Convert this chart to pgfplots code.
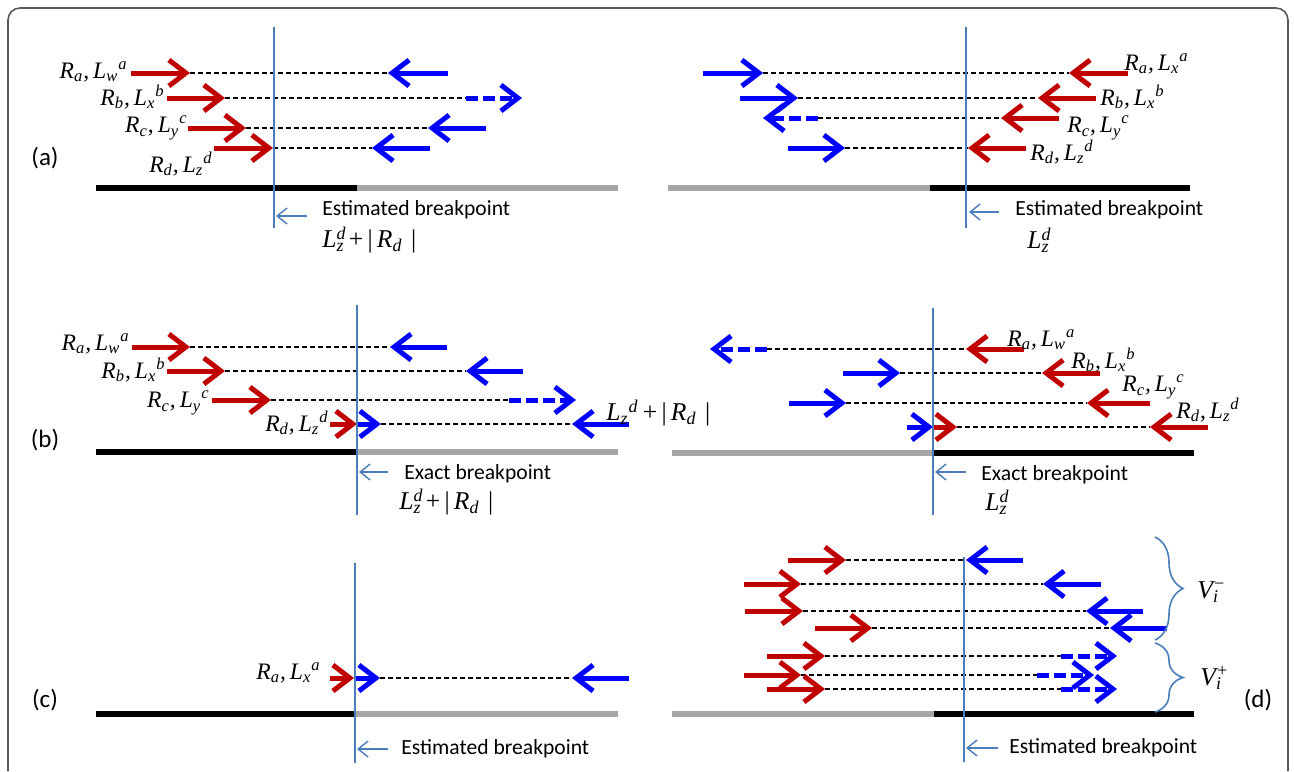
\documentclass[border=0pt]{standalone}
\usepackage{pgfplots}
\pgfplotsset{compat=1.18}
\usepackage{fontspec}
\setmainfont{Carlito}
\newfontfamily\tms{Liberation Serif}
\usetikzlibrary{arrows.meta,decorations.pathreplacing}
\definecolor{myred}{HTML}{C00000}
\definecolor{myblue}{HTML}{0000FF}
\definecolor{lineblue}{HTML}{4A7EBB}
\definecolor{barg}{HTML}{A6A6A6}
\definecolor{frame}{HTML}{595959}
\newcommand{\RL}[4]{#1\textsubscript{#2},\,L\textsubscript{#3}\textsuperscript{#4}}
\newcommand{\Lst}[2]{L\rlap{\textsuperscript{#1}}\textsubscript{#2}}
\tikzset{
 ra/.style={draw=myred, line width=2.5pt, -{Straight Barb[length=8.5pt,width=13pt]}},
 ba/.style={draw=myblue, line width=2.5pt, -{Straight Barb[length=8.5pt,width=13pt]}},
 bd/.style={ba, dash pattern=on 6pt off 2.5pt},
 dl/.style={draw=black, line width=0.75pt, dash pattern=on 2.5pt off 1.5pt},
 vl/.style={draw=lineblue, line width=0.7pt},
 ann/.style={draw=lineblue, line width=0.7pt, -{Straight Barb[length=5pt,width=8pt]}},
 kb/.style={draw=black, line width=2.6pt},
 gb/.style={draw=barg, line width=2.6pt},
 lab/.style={inner sep=0pt, font=\tms\itshape\fontsize{11.8}{13}\selectfont},
 txt/.style={inner sep=0pt, anchor=west, font=\fontsize{10.8}{12}\selectfont},
 pan/.style={inner sep=0pt, font=\fontsize{12.5}{14}\selectfont},
 ltx/.style={inner sep=0pt, anchor=west, font=\tms\fontsize{12.8}{14}\selectfont},
}
\begin{document}
\begin{tikzpicture}
\begin{axis}[
  width=647pt, height=385.5pt, scale only axis,
  xmin=0, xmax=1294, ymin=0, ymax=771, y dir=reverse,
  hide axis, clip=false]
% frame
\addplot[draw=frame, line width=0.8pt, rounded corners=6pt] coordinates {(8,771) (8,8) (1288,8) (1288,771)};
% ---------------- panel (a) left
\addplot[ra] coordinates {(131,73) (190,73)};
\addplot[dl] coordinates {(190,73) (389,73)};
\addplot[ba] coordinates {(448,73) (388,73)};
\addplot[ra] coordinates {(167,98) (225,98)};
\addplot[dl] coordinates {(225,98) (466,98)};
\addplot[bd] coordinates {(466,98) (522,98)};
\addplot[ra] coordinates {(188,128) (246,128)};
\addplot[dl] coordinates {(246,128) (430,128)};
\addplot[ba] coordinates {(486,128) (428,128)};
\addplot[ra] coordinates {(214,148) (273,148)};
\addplot[dl] coordinates {(273,148) (372,148)};
\addplot[ba] coordinates {(430,148) (372,148)};
\addplot[kb] coordinates {(96,188) (357,188)};
\addplot[gb] coordinates {(357,188) (618,188)};
\addplot[vl] coordinates {(274,27) (274,228)};
\addplot[ann] coordinates {(307,216) (276,216)};
% ---------------- panel (a) right
\addplot[ba] coordinates {(703,73) (763,73)};
\addplot[dl] coordinates {(763,73) (1069,73)};
\addplot[ra] coordinates {(1128,73) (1069,73)};
\addplot[ba] coordinates {(740,98) (798,98)};
\addplot[dl] coordinates {(798,98) (1038,98)};
\addplot[ra] coordinates {(1096,98) (1038,98)};
\addplot[bd] coordinates {(818,118) (763,118)};
\addplot[dl] coordinates {(818,118) (1001,118)};
\addplot[ra] coordinates {(1059,118) (1001,118)};
\addplot[ba] coordinates {(788,148) (845,148)};
\addplot[dl] coordinates {(845,148) (968,148)};
\addplot[ra] coordinates {(1026,148) (968,148)};
\addplot[gb] coordinates {(668,188) (930,188)};
\addplot[kb] coordinates {(930,188) (1190,188)};
\addplot[vl] coordinates {(966,27) (966,228)};
\addplot[ann] coordinates {(999,212) (969,212)};
% ---------------- panel (b) left
\addplot[ra] coordinates {(132,347) (190,347)};
\addplot[dl] coordinates {(190,347) (390,347)};
\addplot[ba] coordinates {(447,347) (390,347)};
\addplot[ra] coordinates {(167,371) (225,371)};
\addplot[dl] coordinates {(225,371) (466,371)};
\addplot[ba] coordinates {(523,371) (466,371)};
\addplot[ra] coordinates {(212,400) (271,400)};
\addplot[dl] coordinates {(271,400) (509,400)};
\addplot[bd] coordinates {(509,400) (576,400)};
\addplot[ra] coordinates {(330,424) (357,424)};
\addplot[ba] coordinates {(357,424) (381,424)};
\addplot[dl] coordinates {(381,424) (572,424)};
\addplot[ba] coordinates {(629,424) (572,424)};
\addplot[kb] coordinates {(96,452) (357,452)};
\addplot[gb] coordinates {(357,452) (618,452)};
\addplot[vl] coordinates {(357,305) (357,515)};
\addplot[ann] coordinates {(388,472) (359,472)};
% ---------------- panel (b) right
\addplot[bd] coordinates {(767,349) (710,349)};
\addplot[dl] coordinates {(767,349) (966,349)};
\addplot[ra] coordinates {(1024,349) (966,349)};
\addplot[ba] coordinates {(843,373) (900,373)};
\addplot[dl] coordinates {(900,373) (1042,373)};
\addplot[ra] coordinates {(1100,373) (1042,373)};
\addplot[ba] coordinates {(789,403) (846,403)};
\addplot[dl] coordinates {(846,403) (1087,403)};
\addplot[ra] coordinates {(1150,403) (1087,403)};
\addplot[ba] coordinates {(907,427) (933,427)};
\addplot[ra] coordinates {(933,427) (957,427)};
\addplot[dl] coordinates {(957,427) (1150,427)};
\addplot[ra] coordinates {(1208,427) (1150,427)};
\addplot[gb] coordinates {(672,453) (933,453)};
\addplot[kb] coordinates {(933,453) (1194,453)};
\addplot[vl] coordinates {(933,308) (933,515)};
\addplot[ann] coordinates {(966,472) (935,472)};
% ---------------- panel (c)
\addplot[ra] coordinates {(330,678) (354,678)};
\addplot[ba] coordinates {(354,678) (380,678)};
\addplot[dl] coordinates {(380,678) (572,678)};
\addplot[ba] coordinates {(629,678) (572,678)};
\addplot[kb] coordinates {(96,714) (355,714)};
\addplot[gb] coordinates {(355,714) (618,714)};
\addplot[vl] coordinates {(355,563) (355,763)};
\addplot[ann] coordinates {(388,749) (357,749)};
% ---------------- panel (d)
\addplot[ra] coordinates {(788,560) (846,560)};
\addplot[dl] coordinates {(846,560) (966,560)};
\addplot[ba] coordinates {(1023,560) (966,560)};
\addplot[ra] coordinates {(744,584) (801,584)};
\addplot[dl] coordinates {(801,584) (1043,584)};
\addplot[ba] coordinates {(1101,584) (1043,584)};
\addplot[ra] coordinates {(745,611) (803,611)};
\addplot[dl] coordinates {(803,611) (1086,611)};
\addplot[ba] coordinates {(1143,611) (1086,611)};
\addplot[ra] coordinates {(815,628) (872,628)};
\addplot[dl] coordinates {(872,628) (1110,628)};
\addplot[ba] coordinates {(1167,628) (1110,628)};
\addplot[ra] coordinates {(767,656) (825,656)};
\addplot[dl] coordinates {(825,656) (1061,656)};
\addplot[bd] coordinates {(1061,656) (1117,656)};
\addplot[ra] coordinates {(744,675) (801,675)};
\addplot[dl] coordinates {(801,675) (1037,675)};
\addplot[bd] coordinates {(1037,675) (1094,675)};
\addplot[ra] coordinates {(767,689) (825,689)};
\addplot[dl] coordinates {(825,689) (1061,689)};
\addplot[bd] coordinates {(1061,689) (1117,689)};
\addplot[gb] coordinates {(672,714) (934,714)};
\addplot[kb] coordinates {(934,714) (1194,714)};
\addplot[vl] coordinates {(964,557) (964,762)};
\addplot[ann] coordinates {(998,748) (966,748)};
\addplot[draw=lineblue, line width=0.8pt, decorate, decoration={brace, amplitude=14pt}] coordinates {(1155,537) (1155,640)};
\addplot[draw=lineblue, line width=0.8pt, decorate, decoration={brace, amplitude=14pt}] coordinates {(1155,643) (1155,712)};
% ---------------- texts
\node[pan] at (45,158) {(a)};
\node[pan] at (45,440) {(b)};
\node[pan] at (45,700) {(c)};
\node[pan] at (1258,700) {(d)};
% (a) left labels
\node[lab, anchor=east] at (128,72) {\RL{R}{a}{w}{a}};
\node[lab, anchor=east] at (165,97) {\RL{R}{b}{x}{b}};
\node[lab, anchor=east] at (188,128) {\RL{R}{c}{y}{c}};
\node[lab, anchor=east] at (213,164) {\RL{R}{d}{z}{d}};
\node[txt] at (322,210) {Estimated breakpoint};
\node[ltx] at (322,240) {\itshape\Lst{d}{z}\upshape\,+\,|\,\itshape R\textsubscript{d}\upshape\,\,|};
% (a) right labels
\node[lab, anchor=west] at (1124,64) {\RL{R}{a}{x}{a}};
\node[lab, anchor=west] at (1100,97) {\RL{R}{b}{x}{b}};
\node[lab, anchor=west] at (1067,128) {\RL{R}{c}{y}{c}};
\node[lab, anchor=west] at (1030,152) {\RL{R}{d}{z}{d}};
\node[txt] at (1015,210) {Estimated breakpoint};
\node[ltx] at (1027,240) {\itshape\Lst{d}{z}};
% (b) left labels
\node[lab, anchor=east] at (130,344) {\RL{R}{a}{w}{a}};
\node[lab, anchor=east] at (166,370) {\RL{R}{b}{x}{b}};
\node[lab, anchor=east] at (210,403) {\RL{R}{c}{y}{c}};
\node[lab, anchor=east] at (329,423) {\RL{R}{d}{z}{d}};
\node[ltx] at (606,413) {\itshape L\textsubscript{z}\textsuperscript{d}\upshape\,+\,|\,\itshape R\textsubscript{d}\upshape\,\,|};
\node[txt] at (404,474) {Exact breakpoint};
\node[ltx] at (399,502) {\itshape\Lst{d}{z}\upshape\,+\,|\,\itshape R\textsubscript{d}\upshape\,\,|};
% (b) right labels
\node[lab, anchor=west] at (1007,340) {\RL{R}{a}{w}{a}};
\node[lab, anchor=west] at (1071,360) {\RL{R}{b}{x}{b}};
\node[lab, anchor=west] at (1122,387) {\RL{R}{c}{y}{c}};
\node[lab, anchor=west] at (1176,410) {\RL{R}{d}{z}{d}};
\node[txt] at (981,475) {Exact breakpoint};
\node[ltx] at (985,502) {\itshape\Lst{d}{z}};
% (c)
\node[lab, anchor=east] at (321,673) {\RL{R}{a}{x}{a}};
\node[txt] at (401,749) {Estimated breakpoint};
% (d)
\node[txt] at (1009,748) {Estimated breakpoint};
\node[ltx] at (1197,592) {\itshape V\rlap{\textsuperscript{−}}\textsubscript{i}};
\node[ltx] at (1200,678) {\itshape V\rlap{\textsuperscript{+}}\textsubscript{i}};
\end{axis}
\pgfresetboundingbox
\path (current axis.south west) rectangle (current axis.north east);
\end{tikzpicture}
\end{document}
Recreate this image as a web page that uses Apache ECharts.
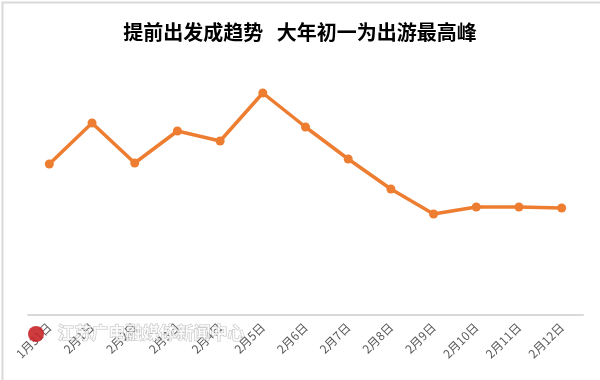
<!DOCTYPE html>
<html><head><meta charset="utf-8">
<script src="https://cdn.jsdelivr.net/npm/echarts@6/dist/echarts.min.js"></script>
<style>html,body{margin:0;padding:0;background:#fff}#c{width:600px;height:380px}</style>
</head><body><div id="c"></div>
<script>
const titleText = '提前出发成趋势   大年初一为出游最高峰';
const categories = ['1月31日','2月1日','2月2日','2月3日','2月4日','2月5日','2月6日','2月7日','2月8日','2月9日','2月10日','2月11日','2月12日'];
const values = [151, 192, 152, 184, 174, 222, 188, 156, 126, 101, 108, 108, 107];
const watermark = '江苏广电融媒体新闻中心';

const chart = echarts.init(document.getElementById('c'), null, {renderer:'canvas'});
chart.setOption({
  backgroundColor:'#fff',
  animation:false,
  title:{text:titleText,left:'center',top:17,textStyle:{fontFamily:'Noto Sans CJK SC',fontWeight:'bold',fontSize:20,color:'#000'}},
  grid:{left:28,right:17,top:60,bottom:65},
  xAxis:{type:'category',data:categories,boundaryGap:true,
    axisLine:{lineStyle:{color:'#d9d9d9',width:2}},axisTick:{show:false},
    axisLabel:{rotate:45,fontSize:12,color:'#595959',fontFamily:'Noto Sans CJK SC',margin:10,interval:0}},
  yAxis:{type:'value',min:0,max:255,show:false,splitLine:{show:false}},
  series:[{type:'line',data:values,symbol:'circle',symbolSize:9,
    lineStyle:{color:'#ED7D31',width:3.5},itemStyle:{color:'#ED7D31'}}],
  graphic:[
    {type:'rect',left:0,top:0,shape:{width:599,height:379},style:{fill:'none',stroke:'#d9d9d9',lineWidth:2},silent:true,z:100},
    {type:'text',left:57,top:324,style:{text:watermark,font:'bold 17px "Noto Sans CJK SC"',fill:'rgba(255,255,255,0.75)',stroke:'rgba(150,150,150,0.6)',lineWidth:1},z:100},
    {type:'circle',left:28,top:326,shape:{r:8},style:{fill:'#c8262a',opacity:0.9},z:100}
  ]
});
</script></body></html>
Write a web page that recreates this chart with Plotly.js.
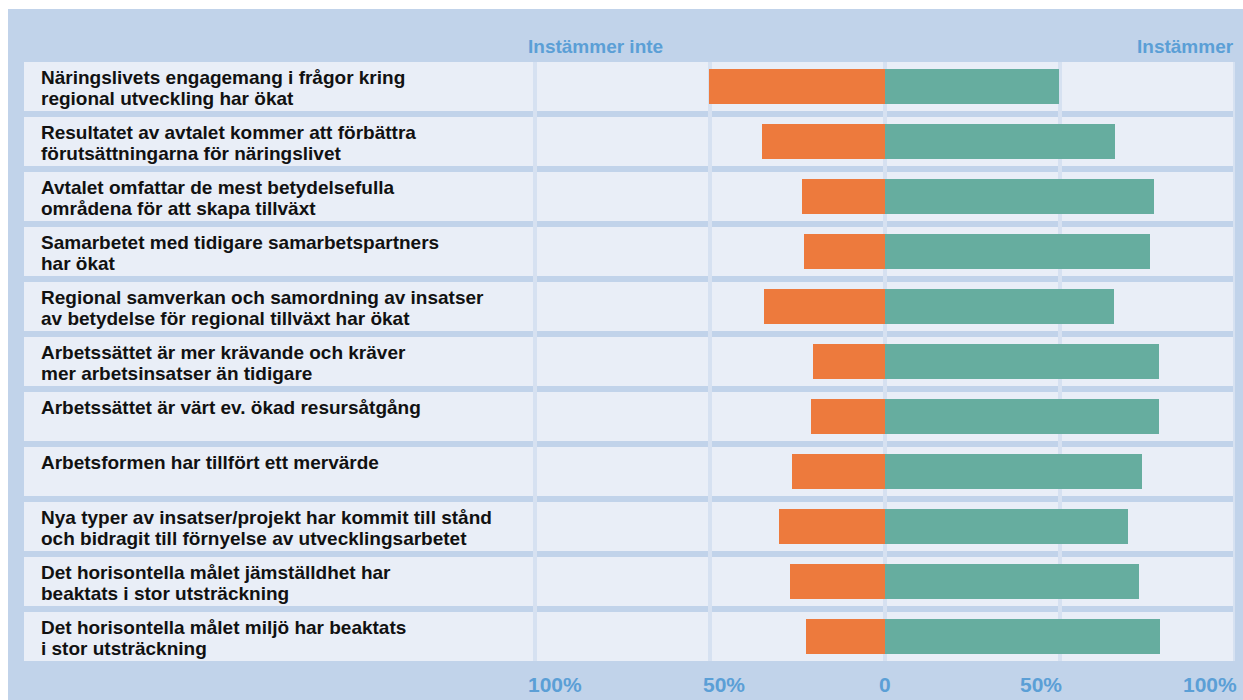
<!DOCTYPE html>
<html>
<head>
<meta charset="utf-8">
<script src="https://cdn.plot.ly/plotly-3.0.1.min.js"></script>
<style>html,body{margin:0;padding:0;background:#fff;}#chart{width:1243px;height:700px;}</style>
</head>
<body>
<div id="chart"></div>
<script>
const categories = [
  "Näringslivets engagemang i frågor kring<br>regional utveckling har ökat",
  "Resultatet av avtalet kommer att förbättra<br>förutsättningarna för näringslivet",
  "Avtalet omfattar de mest betydelsefulla<br>områdena för att skapa tillväxt",
  "Samarbetet med tidigare samarbetspartners<br>har ökat",
  "Regional samverkan och samordning av insatser<br>av betydelse för regional tillväxt har ökat",
  "Arbetssättet är mer krävande och kräver<br>mer arbetsinsatser än tidigare",
  "Arbetssättet är värt ev. ökad resursåtgång",
  "Arbetsformen har tillfört ett mervärde",
  "Nya typer av insatser/projekt har kommit till stånd<br>och bidragit till förnyelse av utvecklingsarbetet",
  "Det horisontella målet jämställdhet har<br>beaktats i stor utsträckning",
  "Det horisontella målet miljö har beaktats<br>i stor utsträckning"
];
const instammerInte = [50.3, 35.1, 23.7, 23.1, 34.6, 20.5, 21.1, 26.6, 30.3, 27.1, 22.6];
const instammer = [49.7, 65.7, 76.9, 75.7, 65.4, 78.3, 78.3, 73.4, 69.3, 72.6, 78.5];
const tickVals = [-100, -50, 0, 50, 100];
const tickText = ["100%", "50%", "0", "50%", "100%"];
const headerLeft = "Instämmer inte";
const headerRight = "Instämmer";

const W = 1243, H = 700;
const mL = 24, mR = 8, mT = 62, mB = 39;
const pw = W - mL - mR, ph = H - mT - mB;
const FONT = '"Liberation Sans Narrow", "Arial Narrow", "Liberation Sans", sans-serif';
const BLUE = '#5b9fd6';
const idx = categories.map((c, i) => i);
const half = 0.445;

const traces = [
  {type: 'bar', orientation: 'h', y: idx, x: instammerInte.map(v => -v), width: 0.64,
   marker: {color: '#ed7a3d'}, hoverinfo: 'skip', name: headerLeft},
  {type: 'bar', orientation: 'h', y: idx, x: instammer, width: 0.64,
   marker: {color: '#66ad9f'}, hoverinfo: 'skip', name: headerRight}
];

const shapes = [];
// page background
shapes.push({type: 'rect', xref: 'paper', yref: 'paper', layer: 'below',
  x0: (8 - mL) / pw, x1: (W - mL) / pw, y0: -mB / ph, y1: (H - mB - 9) / ph,
  fillcolor: '#c1d3ea', line: {width: 0}});
// row backgrounds
idx.forEach(i => shapes.push({type: 'rect', xref: 'paper', yref: 'y', layer: 'below',
  x0: 0, x1: 1, y0: i - half, y1: i + half, fillcolor: '#e9eef7', line: {width: 0}}));
// gridlines
tickVals.forEach(v => shapes.push({type: 'line', xref: 'x', yref: 'paper', layer: 'below',
  x0: v, x1: v, y0: 0, y1: 1, line: {color: '#d6e1f1', width: 4}}));

const annotations = [];
categories.forEach((c, i) => {
  c.split('<br>').forEach((line, j) => {
    annotations.push({xref: 'paper', yref: 'y', x: (39 - mL) / pw, y: i - half,
      xanchor: 'left', yanchor: 'middle', yshift: -(15 + 21 * j), showarrow: false,
      text: line, font: {family: FONT, size: 19, color: '#111', weight: 'bold'}});
  });
});
tickVals.forEach((v, k) => {
  annotations.push({xref: 'x', yref: 'paper', x: v, y: 0, yanchor: 'middle', yshift: -23,
    xanchor: v < 0 ? 'left' : (v > 0 ? 'right' : 'center'), xshift: v < 0 ? -9 : (v > 0 ? 4 : 0),
    showarrow: false, text: tickText[k], font: {family: FONT, size: 21, color: BLUE, weight: 'bold'}});
});
annotations.push({xref: 'x', yref: 'paper', x: tickVals[0], y: 1, yanchor: 'middle', yshift: 16,
  xanchor: 'left', xshift: -9, showarrow: false, text: headerLeft,
  font: {family: FONT, size: 19, color: BLUE, weight: 'bold'}});
annotations.push({xref: 'x', yref: 'paper', x: tickVals[4], y: 1, yanchor: 'middle', yshift: 16,
  xanchor: 'right', xshift: 1, showarrow: false, text: headerRight,
  font: {family: FONT, size: 19, color: BLUE, weight: 'bold'}});

const layout = {
  width: W, height: H,
  margin: {l: mL, r: mR, t: mT, b: mB, pad: 0},
  paper_bgcolor: '#ffffff', plot_bgcolor: 'rgba(0,0,0,0)',
  barmode: 'relative', bargap: 0, showlegend: false,
  xaxis: {range: [-246, 100], showgrid: false, zeroline: false, showticklabels: false, ticks: '', fixedrange: true},
  yaxis: {type: 'linear', range: [idx.length - 1 + half, -half], showgrid: false, zeroline: false,
          showticklabels: false, ticks: '', fixedrange: true},
  shapes: shapes, annotations: annotations
};
Plotly.newPlot('chart', traces, layout, {displayModeBar: false, staticPlot: true});
</script>
</body>
</html>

——

#### [WHAT IS ASKED]
Transcribe the lines between the one holding "Recreate this image" and the one holding "const watermark = '江苏广电融媒体新闻中心';", inclusive, and leave out any pictures.

#### [OUTPUT]
Recreate this image as a web page that uses Apache ECharts.
<!DOCTYPE html>
<html><head><meta charset="utf-8">
<script src="https://cdn.jsdelivr.net/npm/echarts@6/dist/echarts.min.js"></script>
<style>html,body{margin:0;padding:0;background:#fff}#c{width:600px;height:380px}</style>
</head><body><div id="c"></div>
<script>
const titleText = '提前出发成趋势   大年初一为出游最高峰';
const categories = ['1月31日','2月1日','2月2日','2月3日','2月4日','2月5日','2月6日','2月7日','2月8日','2月9日','2月10日','2月11日','2月12日'];
const values = [151, 192, 152, 184, 174, 222, 188, 156, 126, 101, 108, 108, 107];
const watermark = '江苏广电融媒体新闻中心';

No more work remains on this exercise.